- Your goal
Would you write out the listing verbatim and skip every picture in it?

[Begin]

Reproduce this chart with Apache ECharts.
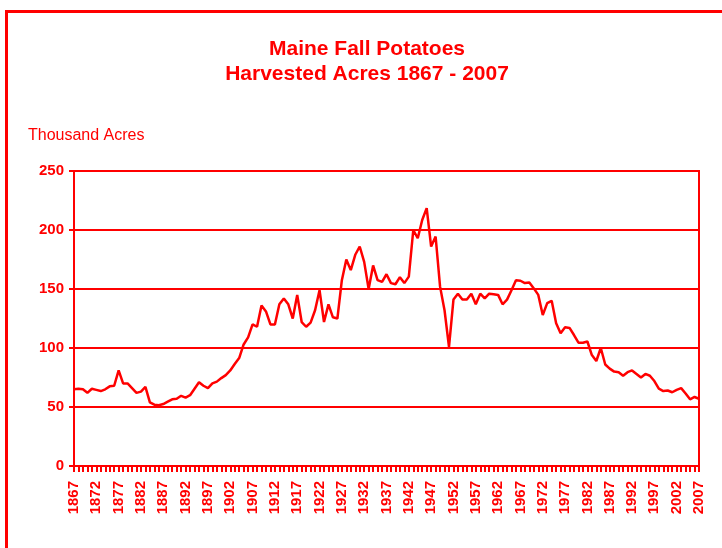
<!DOCTYPE html>
<html>
<head>
<meta charset="utf-8">
<script src="https://cdn.jsdelivr.net/npm/echarts@6/dist/echarts.min.js"></script>
<style>
html,body{margin:0;padding:0;background:#fff;}
#chart{width:722px;height:548px;}
</style>
</head>
<body>
<div id="chart"></div>
<script>
var firstYear = 1867;
var lastYear = 2007;
var acres = [
  65,65.5,65,62,65.5,64.5,63.5,65,67.5,68,
  81,70,70,66,62,63,67,54,52,51.5,
  52.5,54.5,56.5,57,59.5,58,60,65.5,71,68,
  66,70,71.5,74.5,77,81,86.5,91.5,103,109,
  120,118,136,131,120,120,137,142,137,125,
  145,122,118,121.5,132,149,122,137,126,125,
  157.5,175,166,179,186,173,150,170,157.5,156,
  162.5,155,154,160,155,160.5,200,193,208.5,218.5,
  186,194.5,152,132,101,141,146,141,141,146,
  137,146,142,146,145.5,145,137,141,149,157.5,
  157,155,155.5,150.5,145,128,138,140,121,112.5,
  117.5,117,111,104.5,104.5,105.5,94,89,100,86,
  82.5,80,79.5,76.5,79.5,81,78,75,78,76.5,
  72,65.5,63.5,64,62.5,64.5,66,61.5,56.5,58.5,
  57
];
var years = [];
for (var y = firstYear; y <= lastYear; y++) years.push(String(y));
var yMin = 0, yMax = 250, yStep = 50;
var titleText = 'Maine Fall Potatoes\nHarvested Acres 1867 - 2007';
var unitText = 'Thousand Acres';

var RED = '#ff0000';
var FONT = '"Liberation Sans", Arial, sans-serif';

var chart = echarts.init(document.getElementById('chart'), null, {renderer: 'canvas'});
chart.setOption({
  backgroundColor: '#ffffff',
  animation: false,
  title: {
    text: titleText,
    left: 367,
    textAlign: 'center',
    top: 37,
    padding: 0,
    textStyle: {color: RED, fontSize: 21, fontWeight: 'bold', fontFamily: FONT, lineHeight: 25}
  },
  graphic: [
    {type: 'rect', shape: {x: 6.5, y: 11.5, width: 900, height: 900}, style: {fill: 'none', stroke: RED, lineWidth: 3}, silent: true},
    {type: 'text', left: 28, top: 128, style: {text: unitText, fill: RED, font: '16px ' + FONT}}
  ],
  grid: {left: 74, right: 23, top: 171, bottom: 82, show: true, borderColor: RED, borderWidth: 2, containLabel: false},
  xAxis: {
    type: 'category',
    data: years,
    boundaryGap: false,
    axisLine: {lineStyle: {color: RED, width: 2}},
    axisTick: {show: true, interval: 0, length: 6, lineStyle: {color: RED, width: 2}},
    axisLabel: {interval: 4, rotate: 90, color: RED, fontWeight: 'bold', fontSize: 15, fontFamily: FONT, margin: 15},
    splitLine: {show: false}
  },
  yAxis: {
    type: 'value',
    min: yMin, max: yMax, interval: yStep,
    axisLine: {show: true, lineStyle: {color: RED, width: 2}},
    axisTick: {show: true, length: 5, lineStyle: {color: RED, width: 2}},
    axisLabel: {color: RED, fontWeight: 'bold', fontSize: 15, fontFamily: FONT, margin: 10},
    splitLine: {show: true, lineStyle: {color: RED, width: 2}}
  },
  series: [{
    type: 'line',
    data: acres,
    symbol: 'none',
    lineStyle: {color: RED, width: 2.5},
    itemStyle: {color: RED}
  }]
});
</script>
</body>
</html>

[End]

- In response
Reproduce this chart with Apache ECharts.
<!DOCTYPE html>
<html>
<head>
<meta charset="utf-8">
<script src="https://cdn.jsdelivr.net/npm/echarts@6/dist/echarts.min.js"></script>
<style>
html,body{margin:0;padding:0;background:#fff;}
#chart{width:722px;height:548px;}
</style>
</head>
<body>
<div id="chart"></div>
<script>
var firstYear = 1867;
var lastYear = 2007;
var acres = [
  65,65.5,65,62,65.5,64.5,63.5,65,67.5,68,
  81,70,70,66,62,63,67,54,52,51.5,
  52.5,54.5,56.5,57,59.5,58,60,65.5,71,68,
  66,70,71.5,74.5,77,81,86.5,91.5,103,109,
  120,118,136,131,120,120,137,142,137,125,
  145,122,118,121.5,132,149,122,137,126,125,
  157.5,175,166,179,186,173,150,170,157.5,156,
  162.5,155,154,160,155,160.5,200,193,208.5,218.5,
  186,194.5,152,132,101,141,146,141,141,146,
  137,146,142,146,145.5,145,137,141,149,157.5,
  157,155,155.5,150.5,145,128,138,140,121,112.5,
  117.5,117,111,104.5,104.5,105.5,94,89,100,86,
  82.5,80,79.5,76.5,79.5,81,78,75,78,76.5,
  72,65.5,63.5,64,62.5,64.5,66,61.5,56.5,58.5,
  57
];
var years = [];
for (var y = firstYear; y <= lastYear; y++) years.push(String(y));
var yMin = 0, yMax = 250, yStep = 50;
var titleText = 'Maine Fall Potatoes\nHarvested Acres 1867 - 2007';
var unitText = 'Thousand Acres';

var RED = '#ff0000';
var FONT = '"Liberation Sans", Arial, sans-serif';

var chart = echarts.init(document.getElementById('chart'), null, {renderer: 'canvas'});
chart.setOption({
  backgroundColor: '#ffffff',
  animation: false,
  title: {
    text: titleText,
    left: 367,
    textAlign: 'center',
    top: 37,
    padding: 0,
    textStyle: {color: RED, fontSize: 21, fontWeight: 'bold', fontFamily: FONT, lineHeight: 25}
  },
  graphic: [
    {type: 'rect', shape: {x: 6.5, y: 11.5, width: 900, height: 900}, style: {fill: 'none', stroke: RED, lineWidth: 3}, silent: true},
    {type: 'text', left: 28, top: 128, style: {text: unitText, fill: RED, font: '16px ' + FONT}}
  ],
  grid: {left: 74, right: 23, top: 171, bottom: 82, show: true, borderColor: RED, borderWidth: 2, containLabel: false},
  xAxis: {
    type: 'category',
    data: years,
    boundaryGap: false,
    axisLine: {lineStyle: {color: RED, width: 2}},
    axisTick: {show: true, interval: 0, length: 6, lineStyle: {color: RED, width: 2}},
    axisLabel: {interval: 4, rotate: 90, color: RED, fontWeight: 'bold', fontSize: 15, fontFamily: FONT, margin: 15},
    splitLine: {show: false}
  },
  yAxis: {
    type: 'value',
    min: yMin, max: yMax, interval: yStep,
    axisLine: {show: true, lineStyle: {color: RED, width: 2}},
    axisTick: {show: true, length: 5, lineStyle: {color: RED, width: 2}},
    axisLabel: {color: RED, fontWeight: 'bold', fontSize: 15, fontFamily: FONT, margin: 10},
    splitLine: {show: true, lineStyle: {color: RED, width: 2}}
  },
  series: [{
    type: 'line',
    data: acres,
    symbol: 'none',
    lineStyle: {color: RED, width: 2.5},
    itemStyle: {color: RED}
  }]
});
</script>
</body>
</html>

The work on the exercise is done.